- [TASK TO COMPLETE]
Write out the whole listing exactly as it stands.

- [DATA FOR PROCESSING]

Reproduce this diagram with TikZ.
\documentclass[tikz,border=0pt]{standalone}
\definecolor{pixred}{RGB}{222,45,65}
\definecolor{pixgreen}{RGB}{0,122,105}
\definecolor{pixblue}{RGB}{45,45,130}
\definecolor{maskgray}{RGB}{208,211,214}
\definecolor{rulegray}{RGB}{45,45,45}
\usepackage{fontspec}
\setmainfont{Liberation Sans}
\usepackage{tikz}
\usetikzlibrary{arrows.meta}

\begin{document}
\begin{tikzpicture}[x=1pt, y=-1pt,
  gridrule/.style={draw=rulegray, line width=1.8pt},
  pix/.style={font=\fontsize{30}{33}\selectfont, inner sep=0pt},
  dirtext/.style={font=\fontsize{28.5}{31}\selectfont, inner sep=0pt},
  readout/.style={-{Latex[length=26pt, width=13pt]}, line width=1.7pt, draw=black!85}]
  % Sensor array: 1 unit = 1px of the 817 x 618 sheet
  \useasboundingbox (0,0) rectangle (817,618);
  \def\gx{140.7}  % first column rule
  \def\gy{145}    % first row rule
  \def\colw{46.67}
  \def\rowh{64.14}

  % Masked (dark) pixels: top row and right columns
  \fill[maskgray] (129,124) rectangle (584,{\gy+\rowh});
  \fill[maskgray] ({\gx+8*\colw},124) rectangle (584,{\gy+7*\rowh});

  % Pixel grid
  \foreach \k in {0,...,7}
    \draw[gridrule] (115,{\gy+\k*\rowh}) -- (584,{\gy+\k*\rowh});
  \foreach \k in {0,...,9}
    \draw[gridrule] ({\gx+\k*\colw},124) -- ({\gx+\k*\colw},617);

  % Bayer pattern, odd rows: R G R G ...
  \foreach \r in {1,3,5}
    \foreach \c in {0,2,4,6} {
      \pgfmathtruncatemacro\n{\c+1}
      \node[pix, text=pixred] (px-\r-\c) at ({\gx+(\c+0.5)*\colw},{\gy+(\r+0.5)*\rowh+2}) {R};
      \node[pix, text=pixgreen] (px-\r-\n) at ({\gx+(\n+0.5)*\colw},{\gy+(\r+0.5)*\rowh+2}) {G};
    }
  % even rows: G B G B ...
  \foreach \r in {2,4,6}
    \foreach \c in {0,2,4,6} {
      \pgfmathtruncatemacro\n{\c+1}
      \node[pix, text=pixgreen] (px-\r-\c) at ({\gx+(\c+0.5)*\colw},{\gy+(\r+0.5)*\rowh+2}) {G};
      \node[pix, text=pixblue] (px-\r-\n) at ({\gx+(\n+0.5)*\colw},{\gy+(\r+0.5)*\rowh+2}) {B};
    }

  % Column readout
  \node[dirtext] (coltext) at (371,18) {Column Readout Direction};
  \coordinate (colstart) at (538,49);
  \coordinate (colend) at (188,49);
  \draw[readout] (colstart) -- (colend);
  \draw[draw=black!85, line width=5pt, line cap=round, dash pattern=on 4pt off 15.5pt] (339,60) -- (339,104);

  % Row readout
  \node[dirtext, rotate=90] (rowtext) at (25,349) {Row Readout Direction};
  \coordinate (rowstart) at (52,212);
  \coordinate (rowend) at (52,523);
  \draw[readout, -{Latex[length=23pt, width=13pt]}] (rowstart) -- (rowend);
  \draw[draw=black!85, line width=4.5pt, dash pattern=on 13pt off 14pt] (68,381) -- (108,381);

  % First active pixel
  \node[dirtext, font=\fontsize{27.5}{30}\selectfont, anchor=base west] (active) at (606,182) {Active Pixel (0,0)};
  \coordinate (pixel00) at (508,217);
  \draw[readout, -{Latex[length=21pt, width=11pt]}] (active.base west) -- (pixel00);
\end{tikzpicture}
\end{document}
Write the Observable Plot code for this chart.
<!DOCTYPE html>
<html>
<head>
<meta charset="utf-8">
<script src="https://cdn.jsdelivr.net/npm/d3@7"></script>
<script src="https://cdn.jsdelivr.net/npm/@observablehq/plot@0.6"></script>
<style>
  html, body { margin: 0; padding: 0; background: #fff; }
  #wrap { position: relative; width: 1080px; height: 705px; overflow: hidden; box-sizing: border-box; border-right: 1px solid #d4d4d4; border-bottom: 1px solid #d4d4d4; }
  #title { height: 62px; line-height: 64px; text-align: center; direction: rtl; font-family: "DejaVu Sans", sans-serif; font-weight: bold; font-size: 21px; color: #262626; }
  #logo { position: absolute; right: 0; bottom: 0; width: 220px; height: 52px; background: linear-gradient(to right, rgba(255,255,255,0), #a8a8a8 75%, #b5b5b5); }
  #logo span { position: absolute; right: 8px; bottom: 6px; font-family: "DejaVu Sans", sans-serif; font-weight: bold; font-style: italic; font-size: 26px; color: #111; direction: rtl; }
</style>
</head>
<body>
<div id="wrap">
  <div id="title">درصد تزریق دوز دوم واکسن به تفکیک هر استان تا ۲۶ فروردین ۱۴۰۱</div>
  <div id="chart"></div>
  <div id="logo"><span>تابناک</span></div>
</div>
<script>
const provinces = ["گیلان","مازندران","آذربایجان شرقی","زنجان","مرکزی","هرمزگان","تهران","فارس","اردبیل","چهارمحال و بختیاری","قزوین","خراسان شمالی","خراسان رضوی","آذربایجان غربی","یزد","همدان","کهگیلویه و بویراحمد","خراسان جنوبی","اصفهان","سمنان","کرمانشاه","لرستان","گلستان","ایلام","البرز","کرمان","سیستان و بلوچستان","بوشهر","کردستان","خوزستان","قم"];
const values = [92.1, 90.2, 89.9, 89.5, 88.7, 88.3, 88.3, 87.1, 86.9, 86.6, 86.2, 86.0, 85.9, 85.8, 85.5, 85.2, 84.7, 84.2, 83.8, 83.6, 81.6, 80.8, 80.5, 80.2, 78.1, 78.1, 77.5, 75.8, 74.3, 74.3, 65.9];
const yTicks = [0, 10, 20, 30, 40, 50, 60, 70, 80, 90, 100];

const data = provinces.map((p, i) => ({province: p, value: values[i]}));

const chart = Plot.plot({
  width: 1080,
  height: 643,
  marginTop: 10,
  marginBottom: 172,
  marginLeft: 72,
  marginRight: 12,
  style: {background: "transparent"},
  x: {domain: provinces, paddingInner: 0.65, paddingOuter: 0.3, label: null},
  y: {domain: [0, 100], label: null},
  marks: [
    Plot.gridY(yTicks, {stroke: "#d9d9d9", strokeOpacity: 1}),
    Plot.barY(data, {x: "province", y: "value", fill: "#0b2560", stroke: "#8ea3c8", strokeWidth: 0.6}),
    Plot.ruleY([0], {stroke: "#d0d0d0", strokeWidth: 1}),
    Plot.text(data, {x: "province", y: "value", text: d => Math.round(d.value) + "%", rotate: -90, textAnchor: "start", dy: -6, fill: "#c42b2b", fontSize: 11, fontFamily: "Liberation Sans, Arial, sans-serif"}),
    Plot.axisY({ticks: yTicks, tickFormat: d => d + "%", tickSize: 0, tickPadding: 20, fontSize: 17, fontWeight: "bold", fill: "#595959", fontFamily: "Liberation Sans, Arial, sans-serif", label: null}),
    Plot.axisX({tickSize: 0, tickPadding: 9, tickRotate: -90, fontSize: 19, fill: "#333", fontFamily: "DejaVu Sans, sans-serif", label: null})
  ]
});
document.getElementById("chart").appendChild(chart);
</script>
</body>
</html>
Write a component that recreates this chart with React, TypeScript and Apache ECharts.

- [EXERCISE SOLUTION]
Reproduce this diagram with TikZ.
\documentclass[tikz,border=0pt]{standalone}
\definecolor{pixred}{RGB}{222,45,65}
\definecolor{pixgreen}{RGB}{0,122,105}
\definecolor{pixblue}{RGB}{45,45,130}
\definecolor{maskgray}{RGB}{208,211,214}
\definecolor{rulegray}{RGB}{45,45,45}
\usepackage{fontspec}
\setmainfont{Liberation Sans}
\usepackage{tikz}
\usetikzlibrary{arrows.meta}

\begin{document}
\begin{tikzpicture}[x=1pt, y=-1pt,
  gridrule/.style={draw=rulegray, line width=1.8pt},
  pix/.style={font=\fontsize{30}{33}\selectfont, inner sep=0pt},
  dirtext/.style={font=\fontsize{28.5}{31}\selectfont, inner sep=0pt},
  readout/.style={-{Latex[length=26pt, width=13pt]}, line width=1.7pt, draw=black!85}]
  % Sensor array: 1 unit = 1px of the 817 x 618 sheet
  \useasboundingbox (0,0) rectangle (817,618);
  \def\gx{140.7}  % first column rule
  \def\gy{145}    % first row rule
  \def\colw{46.67}
  \def\rowh{64.14}

  % Masked (dark) pixels: top row and right columns
  \fill[maskgray] (129,124) rectangle (584,{\gy+\rowh});
  \fill[maskgray] ({\gx+8*\colw},124) rectangle (584,{\gy+7*\rowh});

  % Pixel grid
  \foreach \k in {0,...,7}
    \draw[gridrule] (115,{\gy+\k*\rowh}) -- (584,{\gy+\k*\rowh});
  \foreach \k in {0,...,9}
    \draw[gridrule] ({\gx+\k*\colw},124) -- ({\gx+\k*\colw},617);

  % Bayer pattern, odd rows: R G R G ...
  \foreach \r in {1,3,5}
    \foreach \c in {0,2,4,6} {
      \pgfmathtruncatemacro\n{\c+1}
      \node[pix, text=pixred] (px-\r-\c) at ({\gx+(\c+0.5)*\colw},{\gy+(\r+0.5)*\rowh+2}) {R};
      \node[pix, text=pixgreen] (px-\r-\n) at ({\gx+(\n+0.5)*\colw},{\gy+(\r+0.5)*\rowh+2}) {G};
    }
  % even rows: G B G B ...
  \foreach \r in {2,4,6}
    \foreach \c in {0,2,4,6} {
      \pgfmathtruncatemacro\n{\c+1}
      \node[pix, text=pixgreen] (px-\r-\c) at ({\gx+(\c+0.5)*\colw},{\gy+(\r+0.5)*\rowh+2}) {G};
      \node[pix, text=pixblue] (px-\r-\n) at ({\gx+(\n+0.5)*\colw},{\gy+(\r+0.5)*\rowh+2}) {B};
    }

  % Column readout
  \node[dirtext] (coltext) at (371,18) {Column Readout Direction};
  \coordinate (colstart) at (538,49);
  \coordinate (colend) at (188,49);
  \draw[readout] (colstart) -- (colend);
  \draw[draw=black!85, line width=5pt, line cap=round, dash pattern=on 4pt off 15.5pt] (339,60) -- (339,104);

  % Row readout
  \node[dirtext, rotate=90] (rowtext) at (25,349) {Row Readout Direction};
  \coordinate (rowstart) at (52,212);
  \coordinate (rowend) at (52,523);
  \draw[readout, -{Latex[length=23pt, width=13pt]}] (rowstart) -- (rowend);
  \draw[draw=black!85, line width=4.5pt, dash pattern=on 13pt off 14pt] (68,381) -- (108,381);

  % First active pixel
  \node[dirtext, font=\fontsize{27.5}{30}\selectfont, anchor=base west] (active) at (606,182) {Active Pixel (0,0)};
  \coordinate (pixel00) at (508,217);
  \draw[readout, -{Latex[length=21pt, width=11pt]}] (active.base west) -- (pixel00);
\end{tikzpicture}
\end{document}
Write the Observable Plot code for this chart.
<!DOCTYPE html>
<html>
<head>
<meta charset="utf-8">
<script src="https://cdn.jsdelivr.net/npm/d3@7"></script>
<script src="https://cdn.jsdelivr.net/npm/@observablehq/plot@0.6"></script>
<style>
  html, body { margin: 0; padding: 0; background: #fff; }
  #wrap { position: relative; width: 1080px; height: 705px; overflow: hidden; box-sizing: border-box; border-right: 1px solid #d4d4d4; border-bottom: 1px solid #d4d4d4; }
  #title { height: 62px; line-height: 64px; text-align: center; direction: rtl; font-family: "DejaVu Sans", sans-serif; font-weight: bold; font-size: 21px; color: #262626; }
  #logo { position: absolute; right: 0; bottom: 0; width: 220px; height: 52px; background: linear-gradient(to right, rgba(255,255,255,0), #a8a8a8 75%, #b5b5b5); }
  #logo span { position: absolute; right: 8px; bottom: 6px; font-family: "DejaVu Sans", sans-serif; font-weight: bold; font-style: italic; font-size: 26px; color: #111; direction: rtl; }
</style>
</head>
<body>
<div id="wrap">
  <div id="title">درصد تزریق دوز دوم واکسن به تفکیک هر استان تا ۲۶ فروردین ۱۴۰۱</div>
  <div id="chart"></div>
  <div id="logo"><span>تابناک</span></div>
</div>
<script>
const provinces = ["گیلان","مازندران","آذربایجان شرقی","زنجان","مرکزی","هرمزگان","تهران","فارس","اردبیل","چهارمحال و بختیاری","قزوین","خراسان شمالی","خراسان رضوی","آذربایجان غربی","یزد","همدان","کهگیلویه و بویراحمد","خراسان جنوبی","اصفهان","سمنان","کرمانشاه","لرستان","گلستان","ایلام","البرز","کرمان","سیستان و بلوچستان","بوشهر","کردستان","خوزستان","قم"];
const values = [92.1, 90.2, 89.9, 89.5, 88.7, 88.3, 88.3, 87.1, 86.9, 86.6, 86.2, 86.0, 85.9, 85.8, 85.5, 85.2, 84.7, 84.2, 83.8, 83.6, 81.6, 80.8, 80.5, 80.2, 78.1, 78.1, 77.5, 75.8, 74.3, 74.3, 65.9];
const yTicks = [0, 10, 20, 30, 40, 50, 60, 70, 80, 90, 100];

const data = provinces.map((p, i) => ({province: p, value: values[i]}));

const chart = Plot.plot({
  width: 1080,
  height: 643,
  marginTop: 10,
  marginBottom: 172,
  marginLeft: 72,
  marginRight: 12,
  style: {background: "transparent"},
  x: {domain: provinces, paddingInner: 0.65, paddingOuter: 0.3, label: null},
  y: {domain: [0, 100], label: null},
  marks: [
    Plot.gridY(yTicks, {stroke: "#d9d9d9", strokeOpacity: 1}),
    Plot.barY(data, {x: "province", y: "value", fill: "#0b2560", stroke: "#8ea3c8", strokeWidth: 0.6}),
    Plot.ruleY([0], {stroke: "#d0d0d0", strokeWidth: 1}),
    Plot.text(data, {x: "province", y: "value", text: d => Math.round(d.value) + "%", rotate: -90, textAnchor: "start", dy: -6, fill: "#c42b2b", fontSize: 11, fontFamily: "Liberation Sans, Arial, sans-serif"}),
    Plot.axisY({ticks: yTicks, tickFormat: d => d + "%", tickSize: 0, tickPadding: 20, fontSize: 17, fontWeight: "bold", fill: "#595959", fontFamily: "Liberation Sans, Arial, sans-serif", label: null}),
    Plot.axisX({tickSize: 0, tickPadding: 9, tickRotate: -90, fontSize: 19, fill: "#333", fontFamily: "DejaVu Sans, sans-serif", label: null})
  ]
});
document.getElementById("chart").appendChild(chart);
</script>
</body>
</html>
Write a component that recreates this chart with React, TypeScript and Apache ECharts.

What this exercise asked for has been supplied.